Take every line from the material that has the word "this" in it.

Some records
-- Start --
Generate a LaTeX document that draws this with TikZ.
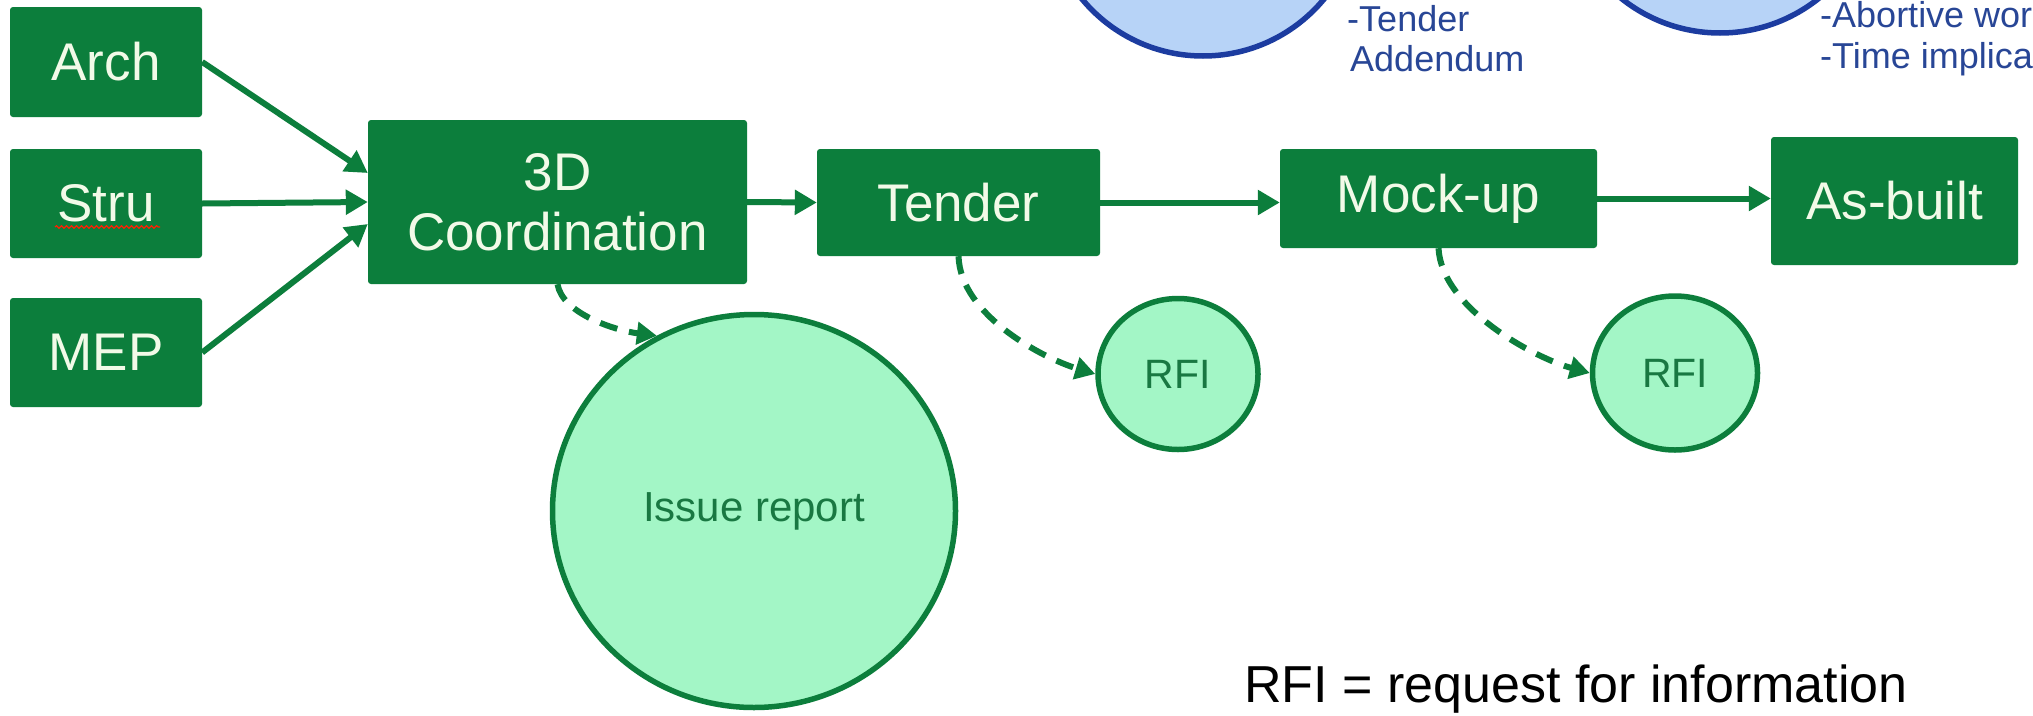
\documentclass[tikz,border=0pt]{standalone}
\usepackage{fontspec}
\setmainfont{Liberation Sans}
\usetikzlibrary{arrows.meta,shapes.geometric,decorations.pathmorphing}
\definecolor{boxgreen}{RGB}{12,126,60}
\definecolor{boxtext}{RGB}{242,250,232}
\definecolor{mint}{RGB}{163,246,198}
\definecolor{circtext}{RGB}{25,120,66}
\definecolor{lightblue}{RGB}{183,211,247}
\definecolor{darkblue}{RGB}{28,60,160}
\definecolor{bluetext}{RGB}{40,70,150}
\begin{document}
\begin{tikzpicture}[x=1pt,y=-1pt,
  procbox/.style={fill=boxgreen, draw=none, rounded corners=3pt, text=boxtext, inner sep=0pt, align=center, font=\fontsize{53}{60}\selectfont},
  outcome/.style={ellipse, fill=mint, draw=boxgreen, line width=5.5pt, text=circtext, inner sep=0pt},
  flow/.style={draw=boxgreen, line width=6pt, -{Triangle[length=22pt,width=24pt]}},
  spawn/.style={draw=boxgreen, line width=6pt, dash pattern=on 18pt off 12pt, -{Triangle[length=20pt,width=22pt]}},
  note/.style={text=bluetext, anchor=base west, inner sep=0pt, font=\fontsize{36}{42}\selectfont},
  bubble/.style={circle, fill=lightblue, draw=darkblue, line width=5.5pt, inner sep=0pt}
]
\useasboundingbox (0,0) rectangle (2033,715);
\clip (0,0) rectangle (2033,715);
\fill[white] (0,0) rectangle (2033,715);

% partial bubbles at top
\node[bubble, minimum size=314pt] (bubA) at (1203,-101) {};
\node[bubble, minimum size=316pt] (bubB) at (1720,-125) {};
\node[note] (tendnote1) at (1347,31) {-Tender};
\node[note] (tendnote2) at (1350,71) {Addendum};
\node[note] (abnote1) at (1820,27) {-Abortive work};
\node[note] (abnote2) at (1820,68) {-Time implication};

% process boxes
\node[procbox, minimum width=192pt, minimum height=110pt] (arch) at (106,62) {Arch};
\node[procbox, minimum width=192pt, minimum height=109pt] (stru) at (106,203.5) {Stru};
\node[procbox, minimum width=192pt, minimum height=109pt] (mep) at (106,352.5) {MEP};
\node[procbox, minimum width=379pt, minimum height=164pt] (coord) at (557.5,202) {3D\\Coordination};
\node[procbox, minimum width=283pt, minimum height=107pt] (tender) at (958.5,202.5) {Tender};
\node[procbox, minimum width=317pt, minimum height=99pt] (mock) at (1438.5,198.5) {Mock-up};
\node[procbox, minimum width=247pt, minimum height=128pt] (asbuilt) at (1894.5,201) {As-built};

% spell-check underline under Stru
\draw[decorate, decoration={snake, amplitude=1.3pt, segment length=5pt}, draw=red!75!orange, line width=1.2pt] (55,227) -- (160,227);

% outcome circles
\node[outcome, minimum width=403pt, minimum height=393pt, font=\fontsize{42}{48}\selectfont] (issue) at (754,511) {Issue report};
\node[outcome, minimum width=160pt, minimum height=151pt, font=\fontsize{41}{48}\selectfont] (rfi1) at (1178,374) {RFI};
\node[outcome, minimum width=165pt, minimum height=154pt, font=\fontsize{41}{48}\selectfont] (rfi2) at (1675,373) {RFI};

% solid flows
\draw[flow] (arch.east) -- ([yshift=29pt]coord.west);
\draw[flow] (stru.east) -- (coord.west);
\draw[flow] (mep.east) -- ([yshift=-22pt]coord.west);
\draw[flow] (coord.east) -- (tender.west);
\draw[flow] (tender.east) -- (tender.east -| mock.west);
\draw[flow] (mock.east) -- (mock.east -| asbuilt.west);

% dashed spawns
\draw[spawn] (coord.south) .. controls +(5,30) and +(-40,-5) .. (issue.119);
\draw[spawn] (tender.south) .. controls +(2,60) and +(-50,-15) .. (rfi1.west);
\draw[spawn] (mock.south) .. controls +(3,60) and +(-55,-15) .. (rfi2.west);

% legend
\node[anchor=base west, inner sep=0pt, font=\fontsize{52}{60}\selectfont] (legend) at (1244,702) {RFI = request for information};
\end{tikzpicture}
\end{document}
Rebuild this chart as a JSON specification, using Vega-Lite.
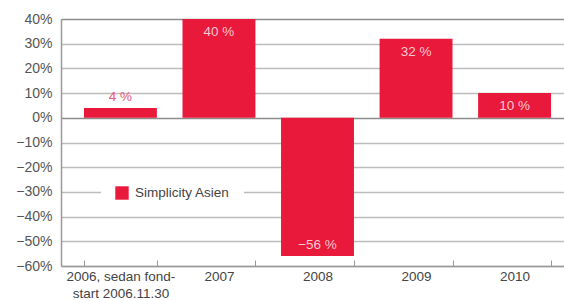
{
  "$schema": "https://vega.github.io/schema/vega-lite/v6.json",
  "width": 513,
  "height": 247,
  "autosize": "none",
  "padding": {"left": 61, "top": 19, "right": 0, "bottom": 34},
  "background": "white",
  "config": {
    "view": {"stroke": null},
    "font": "Liberation Sans"
  },
  "data": {
    "values": [
      {"year": "2006", "series": "Simplicity Asien", "value": 0.04, "label": "4 %"},
      {"year": "2007", "series": "Simplicity Asien", "value": 0.40, "label": "40 %"},
      {"year": "2008", "series": "Simplicity Asien", "value": -0.56, "label": "−56 %"},
      {"year": "2009", "series": "Simplicity Asien", "value": 0.32, "label": "32 %"},
      {"year": "2010", "series": "Simplicity Asien", "value": 0.10, "label": "10 %"}
    ]
  },
  "encoding": {
    "x": {
      "field": "year",
      "type": "nominal",
      "sort": null,
      "scale": {"paddingInner": 0.26, "paddingOuter": 0.233},
      "axis": {
        "title": null,
        "labelAngle": 0,
        "labelFontSize": 13.5,
        "labelColor": "#444",
        "labelPadding": 9,
        "labelLineHeight": 17,
        "labelExpr": "datum.label == '2006' ? ['2006, sedan fond-', 'start 2006.11.30'] : datum.label",
        "domainColor": "#999",
        "domainWidth": 1.5,
        "tickBand": "extent",
        "tickColor": "#999",
        "tickSize": -6,
        "tickWidth": 1
      }
    },
    "y": {
      "field": "value",
      "type": "quantitative",
      "scale": {"domain": [-0.6, 0.4], "nice": false},
      "axis": {
        "title": null,
        "format": ".0%",
        "values": [-0.6, -0.5, -0.4, -0.3, -0.2, -0.1, 0, 0.1, 0.2, 0.3, 0.4],
        "labelFontSize": 14,
        "labelColor": "#555",
        "labelPadding": 9,
        "ticks": false,
        "domainColor": "#999",
        "domainWidth": 1.5,
        "gridColor": {"condition": {"test": "datum.value === 0 || datum.value === 0.4", "value": "#8c8c8c"}, "value": "#bcbcbc"},
        "gridWidth": 1.5
      }
    }
  },
  "layer": [
    {
      "mark": {"type": "bar", "color": "#e8193a"},
      "encoding": {
        "color": {
          "field": "series",
          "type": "nominal",
          "scale": {"range": ["#e8193a"]},
          "legend": {
            "title": null,
            "orient": "none",
            "legendX": 40,
            "legendY": 153,
            "fillColor": "white",
            "padding": 14,
            "symbolType": "square",
            "symbolSize": 180,
            "symbolStrokeWidth": 0,
            "labelFontSize": 13.5,
            "labelColor": "#444",
            "labelOffset": 6
          }
        }
      }
    },
    {
      "transform": [{"filter": "datum.value > 0.05"}],
      "mark": {"type": "text", "baseline": "middle", "dy": 13, "fontSize": 13.5, "color": "#f9c8d1"},
      "encoding": {"text": {"field": "label"}}
    },
    {
      "transform": [{"filter": "datum.value >= 0 && datum.value <= 0.05"}],
      "mark": {"type": "text", "baseline": "middle", "dy": -11, "fontSize": 13.5, "color": "#ee5873"},
      "encoding": {"text": {"field": "label"}}
    },
    {
      "transform": [{"filter": "datum.value < 0"}],
      "mark": {"type": "text", "baseline": "middle", "dy": -11, "fontSize": 13.5, "color": "#f9c8d1"},
      "encoding": {"text": {"field": "label"}}
    }
  ]
}
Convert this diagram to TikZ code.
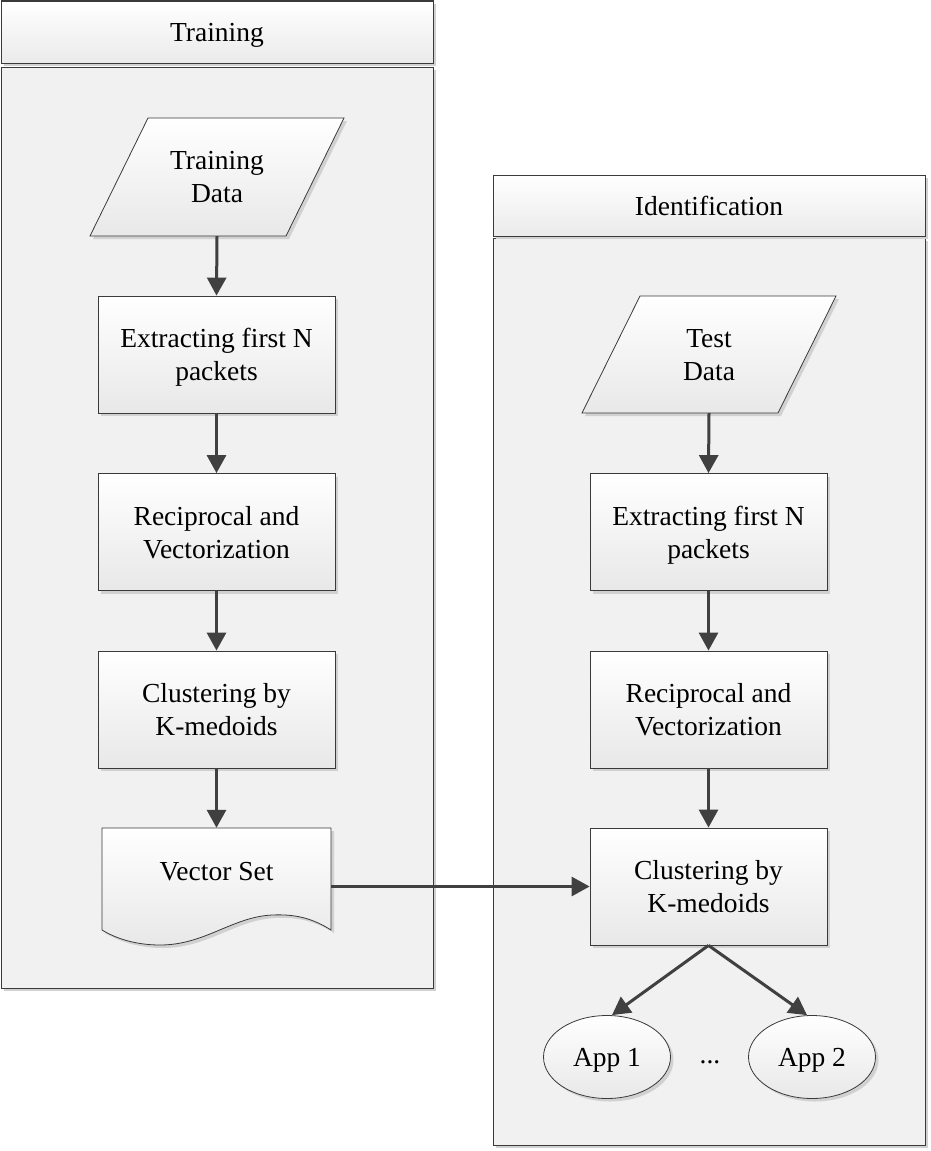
-- End --
- **OUTPUT OF THE TASK**
Generate a LaTeX document that draws this with TikZ.
Rebuild this chart as a JSON specification, using Vega-Lite.
Convert this diagram to TikZ code.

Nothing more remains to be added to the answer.